County calls for hotel tax

JOHNSTOWN – For the second time in four years, the Fulton County Board of Supervisors has voted to ask the state Legislature to allow Fulton County to impose a 4 percent hotel-motel occupancy tax.

The last time the board passed a similar measure in 2012, it was rebuffed by state legislators who indicated the state was not approving any new local taxes that year. Since then, the state has approved “bed tax” bills for several other counties, leaving Fulton County as only one of about 10 of New York state’s 62 counties that doesn’t have one.

This time, legislation supporting the 4 percent “bed tax” is ready to go in the state Assembly, bill A.9635, and state Senate, bill S.9635

Fulton County Board of Supervisors Chairman Charles Potter, Gloversville’s 4th Ward supervisor, said unlike in past discussions about the occupancy tax, board members consulted with Holiday Inn General Manager Jim Landrio and concluded the 4 percent tax would not be a major burden to his business.

“We had a nice meeting with a hotel owner and a bed and breakfast owner, and we listened to their concerns, and we forwarded our request to the state Legislature,” Potter said. “The revenue that you get for the hotel or occupancy tax goes for two purposes – the promotion of tourism or economic development.”
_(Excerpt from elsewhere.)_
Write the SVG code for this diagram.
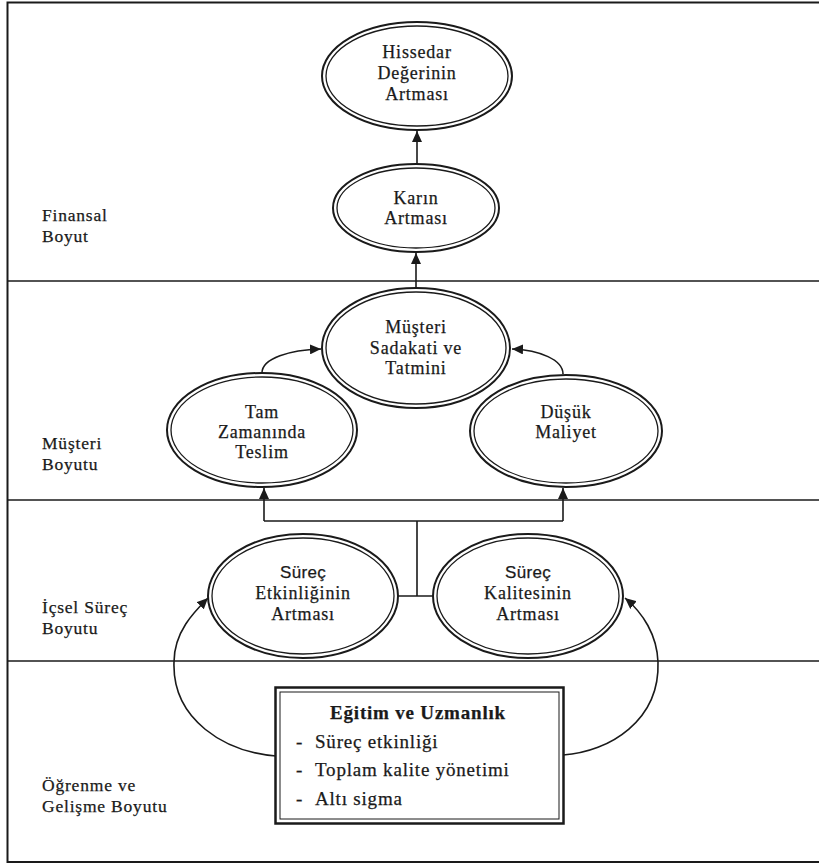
<svg xmlns="http://www.w3.org/2000/svg" width="819" height="866" viewBox="0 0 819 866">
<defs>
<marker id="ah" markerUnits="userSpaceOnUse" markerWidth="12" markerHeight="10" refX="11" refY="5" orient="auto">
<path d="M0,0 L11,5 L0,10 z" fill="#1a1a1a"/>
</marker>
<style>
.o{fill:#fff;stroke:#1a1a1a;stroke-width:2}
.i{fill:none;stroke:#1a1a1a;stroke-width:1.3}
text{font-family:'Liberation Serif','Times New Roman',Tinos,'DejaVu Serif',serif;fill:#1a1a1a;stroke:#1a1a1a;stroke-width:0.25}
.t{font-size:18px;letter-spacing:0.8px;text-anchor:middle}
text.s{font-family:'Liberation Sans',Arial,sans-serif;font-size:17px;letter-spacing:0.3px}
.lab{font-size:17.5px;letter-spacing:0.8px}
.bx{font-size:19px;letter-spacing:0.8px}
.ln{fill:none;stroke:#1a1a1a;stroke-width:1.6}
.c{fill:none;stroke:#1a1a1a;stroke-width:1.6}
</style>
</defs>
<rect width="819" height="866" fill="#fff"/>
<g id="frame">
<rect x="7.5" y="2.5" width="830" height="859.5" fill="none" stroke="#1a1a1a" stroke-width="2"/>
<line x1="7" y1="281" x2="819" y2="281" class="ln"/>
<line x1="7" y1="500" x2="819" y2="500" class="ln"/>
<line x1="7" y1="661" x2="819" y2="661" class="ln"/>
</g>
<g id="labels">
<text class="lab" x="42" y="221">Finansal</text>
<text class="lab" x="42" y="242">Boyut</text>
<text class="lab" x="42" y="449">Müşteri</text>
<text class="lab" x="42" y="470">Boyutu</text>
<text class="lab" x="42" y="613">İçsel Süreç</text>
<text class="lab" x="42" y="634">Boyutu</text>
<text class="lab" x="42" y="791">Öğrenme ve</text>
<text class="lab" x="42" y="812">Gelişme Boyutu</text>
</g>
<g id="connectors">
<line x1="417" y1="164" x2="417" y2="131" class="c" marker-end="url(#ah)"/>
<line x1="416" y1="289" x2="416" y2="253" class="c" marker-end="url(#ah)"/>
<path d="M262,373 C262,358 290,350 321,349" class="c" marker-end="url(#ah)"/>
<path d="M563,374 C563,360 540,350 512,349" class="c" marker-end="url(#ah)"/>
<path d="M417,596 L417,521 M264,521 L563,521" class="c"/>
<line x1="264" y1="521" x2="264" y2="488" class="c" marker-end="url(#ah)"/>
<line x1="563" y1="521" x2="563" y2="488" class="c" marker-end="url(#ah)"/>
<line x1="398" y1="596" x2="433" y2="596" class="c"/>
<path d="M276,756 C225,752 172,720 174,662 C174,632 194,612 208,598" class="c" marker-end="url(#ah)"/>
<path d="M563,755 C610,752 660,720 658,662 C657,635 643,613 625,598" class="c" marker-end="url(#ah)"/>
</g>
<g id="hissedar">
<ellipse cx="417" cy="76" rx="95" ry="54" class="o"/>
<ellipse cx="417" cy="76" rx="91" ry="50" class="i"/>
<text class="t" x="417" y="58">Hissedar</text>
<text class="t" x="417" y="79">Değerinin</text>
<text class="t" x="417" y="100">Artması</text>
</g>
<g id="karin">
<ellipse cx="416" cy="208" rx="83" ry="44" class="o"/>
<ellipse cx="416" cy="208" rx="79" ry="40" class="i"/>
<text class="t" x="416" y="204">Karın</text>
<text class="t" x="416" y="224">Artması</text>
</g>
<g id="musteri">
<ellipse cx="416" cy="348" rx="94" ry="60" class="o"/>
<ellipse cx="416" cy="348" rx="90" ry="56" class="i"/>
<text class="t" x="416" y="333">Müşteri</text>
<text class="t" x="416" y="354">Sadakati ve</text>
<text class="t" x="416" y="374">Tatmini</text>
</g>
<g id="tam">
<ellipse cx="262" cy="430" rx="95" ry="57" class="o"/>
<ellipse cx="262" cy="430" rx="91" ry="53" class="i"/>
<text class="t" x="262" y="418">Tam</text>
<text class="t" x="262" y="438">Zamanında</text>
<text class="t" x="262" y="458">Teslim</text>
</g>
<g id="dusuk">
<ellipse cx="566" cy="431" rx="96" ry="56" class="o"/>
<ellipse cx="566" cy="431" rx="92" ry="52" class="i"/>
<text class="t" x="566" y="418">Düşük</text>
<text class="t" x="566" y="438">Maliyet</text>
</g>
<g id="etkinlik">
<ellipse cx="303" cy="596" rx="95" ry="62" class="o"/>
<ellipse cx="303" cy="596" rx="91" ry="58" class="i"/>
<text class="t s" x="303" y="578">Süreç</text>
<text class="t" x="303" y="599">Etkinliğinin</text>
<text class="t" x="303" y="620">Artması</text>
</g>
<g id="kalite">
<ellipse cx="528" cy="596" rx="95" ry="62" class="o"/>
<ellipse cx="528" cy="596" rx="91" ry="58" class="i"/>
<text class="t s" x="528" y="578">Süreç</text>
<text class="t" x="528" y="599">Kalitesinin</text>
<text class="t" x="528" y="620">Artması</text>
</g>
<g id="egitim">
<rect x="275.5" y="687.5" width="288" height="136" fill="#fff" stroke="#1a1a1a" stroke-width="2.5"/>
<rect x="280" y="692" width="279" height="127" fill="none" stroke="#1a1a1a" stroke-width="1"/>
<text class="bx" x="418" y="719" text-anchor="middle" font-weight="bold" letter-spacing="0.6">Eğitim ve Uzmanlık</text>
<text class="bx" x="296" y="748">-</text>
<text class="bx" x="315" y="748">Süreç etkinliği</text>
<text class="bx" x="296" y="776">-</text>
<text class="bx" x="315" y="776">Toplam kalite yönetimi</text>
<text class="bx" x="296" y="805">-</text>
<text class="bx" x="315" y="805">Altı sigma</text>
</g>
</svg>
Two supervisors, Johnstown 1st Ward Richard “Dick” Handy and Gloversville 1st Ward Supervisor Marie Born, voted against the resolution.

Born said she believes the resolution is anti-business and fears it will negatively affect local people who have weddings at local hotels and pay for relatives to stay there.

“I know that most people who travel do end up paying a bed tax, but locally, we have a lot of people here who book their weddings and parties at the Holiday Inn, and this would just be more of an intrusion and more taxes our own local people will have to support. I’m sure it’s going to pass, but I wanted to vote no,” she said.

Handy said he’s also concerned about the effect the tax will have on local residents.

“I think a lot of people who live here in the two cities and the county, like if there’s a family wedding and you have 40 or 50 people coming here, the person who lives here, they are paying for rooms for their kids and they’ve got to pay this tax. It’s just another tax for our people here in Fulton County,” he said.

Potter said conservative estimates of the potential tax revenues from the tax show it could raise at least $100,000 annually in revenue for the county.

“A lot of the other counties in New York state have an occupancy tax. We’re one of the few that doesn’t. Most people who stay in lodging, they don’t even really notice it. It’s a good revenue source and it’s for tourism and economic development,” he said.